There's also the question of venue. Could Tsarnaev ultimately get a fair trial in Boston?
"It's very difficult if impossible to have a trial unfold here in the city of Boston," says Cavallaro. "Nearly everyone that I've spoken to here has been in some way touched by this – obviously some people touched much more directly by injury or loss, but when you factor in that six degrees of separation nearly everyone knows someone very well who was hurt or injured or was in law enforcement."
But that presents logistical headaches. Many witnesses will be in Boston and in a trial that would likely to take weeks or month, any change of venue could become a burdenl, she says.
Addicott agrees. He thinks the defense would pursue a change of venue but that given the nature of the crime and its saturation coverage by the media, no judge would grant one.

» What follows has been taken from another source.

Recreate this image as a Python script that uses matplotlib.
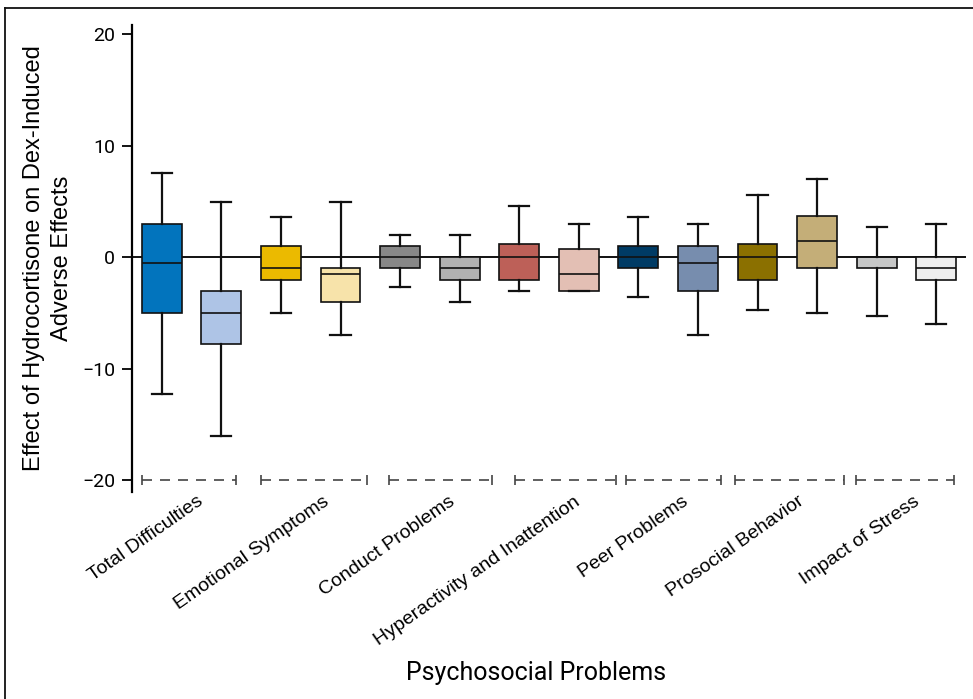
import matplotlib
matplotlib.use('Agg')
import matplotlib.pyplot as plt
from matplotlib.lines import Line2D
import matplotlib.transforms as mtransforms

# data (two boxes per category)
categories = ['Total Difficulties', 'Emotional Symptoms', 'Conduct Problems',
              'Hyperactivity and Inattention', 'Peer Problems',
              'Prosocial Behavior', 'Impact of Stress']
whis_hi = [7.6, 5.0, 3.6, 5.0, 2.0, 2.0, 4.6, 3.0, 3.6, 3.0, 5.6, 7.0, 2.7, 3.0]
q3 = [3.0, -3.0, 1.0, -1.0, 1.0, 0.0, 1.2, 0.7, 1.0, 1.0, 1.2, 3.7, 0.0, 0.0]
medians = [-0.5, -5.0, -1.0, -1.5, 0.0, -1.0, 0.0, -1.5, 0.0, -0.5, 0.0, 1.5, 0.0, -1.0]
q1 = [-5.0, -7.8, -2.0, -4.0, -1.0, -2.0, -2.0, -3.0, -1.0, -3.0, -2.0, -1.0, -1.0, -2.0]
whis_lo = [-12.3, -16.0, -5.0, -7.0, -2.7, -4.0, -3.0, -3.0, -3.6, -7.0, -4.7, -5.0, -5.3, -6.0]
box_colors = ['#0274BD', '#AEC4E6', '#EBBA00', '#F7E3AA', '#888888', '#B2B2B2',
              '#BD6058', '#E3BFB4', '#003B65', '#778DAE', '#8B7000', '#C4AE78',
              '#C6C7C7', '#EEEEEE']
# group brackets along the bottom (start, end in box positions)
group_spans = [(-0.33, 1.24), (1.66, 3.45), (3.81, 5.54), (5.93, 7.62),
               (7.80, 9.39), (9.63, 11.45), (11.66, 13.3)]

narrow = ['Roboto', 'DejaVu Sans']
plt.rcParams['font.family'] = ['Liberation Sans', 'DejaVu Sans']

fig = plt.figure(figsize=(9.73, 6.99), dpi=100)
ax = fig.add_axes([132 / 973, 1 - 491.7 / 699, (966 - 132) / 973, (491.7 - 25) / 699])

# zero reference line
ax.axhline(0, color='#111111', lw=1.4, zorder=1)

stats = []
for i in range(len(medians)):
    stats.append({'med': medians[i], 'q1': q1[i], 'q3': q3[i],
                  'whislo': whis_lo[i], 'whishi': whis_hi[i], 'fliers': []})
pos = list(range(len(stats)))
bp = ax.bxp(stats, positions=pos, widths=0.67, patch_artist=True,
            showfliers=False, capwidths=0.34,
            boxprops=dict(linewidth=1.2, edgecolor='#111111'),
            medianprops=dict(color='#111111', linewidth=1.2),
            whiskerprops=dict(color='#111111', linewidth=1.6),
            capprops=dict(color='#111111', linewidth=1.6))
for patch, c in zip(bp['boxes'], box_colors):
    patch.set_facecolor(c)
    patch.set_zorder(2)

# dashed group brackets at -20
for a, b in group_spans:
    ax.plot([a, b], [-20, -20], color='#444444', lw=1.2, dashes=(6, 4.8), zorder=1)
    ax.plot([a, b], [-20, -20], ls='none', marker='|', ms=7, mew=1.2, color='#444444')

# category labels
offset = mtransforms.ScaledTranslation(8 / 100, -6 / 100, fig.dpi_scale_trans)
for (a, b), name in zip(group_spans, categories):
    ax.text((a + b) / 2, -20.6, name, rotation=35, rotation_mode='anchor',
            ha='right', va='top', fontsize=14, transform=ax.transData + offset)

ax.set_xlim(-0.5, 13.5)
ax.set_ylim(-21.02, 20.83)
ax.set_xticks([])
ax.set_yticks([-20, -10, 0, 10, 20])
ax.set_yticklabels(['\u221220', '\u221210', '0', '10', '20'], family=narrow, fontsize=14)
ax.tick_params(axis='y', direction='out', length=7, width=1.3, pad=5)
for s in ['top', 'right', 'bottom']:
    ax.spines[s].set_visible(False)
ax.spines['left'].set_linewidth(1.6)

fig.text(48 / 973, 1 - 258 / 699, 'Effect of Hydrocortisone on Dex-Induced\nAdverse Effects',
         rotation=90, ha='center', va='center', multialignment='center', fontsize=17,
         linespacing=1.35)
fig.text(536 / 973, 1 - 673 / 699, 'Psychosocial Problems', ha='center', va='center',
         family=narrow, fontsize=18)

# frame lines (top and left)
fig.add_artist(Line2D([5 / 973, 5 / 973], [0, 1 - 8 / 699], transform=fig.transFigure,
                      color='#111111', lw=1.3))
fig.add_artist(Line2D([5 / 973, 1], [1 - 8 / 699, 1 - 8 / 699], transform=fig.transFigure,
                      color='#111111', lw=1.3))

fig.savefig('out.png', dpi=100)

"The defense counsel, their strategy is going to be to delay, call for a change of venue and hope for a technicality," he says. "They are going to hope the government doesn't cross a 't' or dot an 'i' and then use that to try to get a lesser sentence on appeal."
McNeal says the swiftness with which the indictment came down proves the superiority of the civilian legal system to deal with such cases, despite calls over the weekend by Republican Senators Lindsey Graham and John McCain for Tsarnaev to be treated as an enemy combatant.
Pointing to the glacial slow progress of the military case against Khalid Sheikh Mohammed, the alleged mastermind of the Sept. 11, 2001 attacks, McNeal says: "If this were a military tribunal, we'd still be waiting for a criminal complaint two years from now," he says.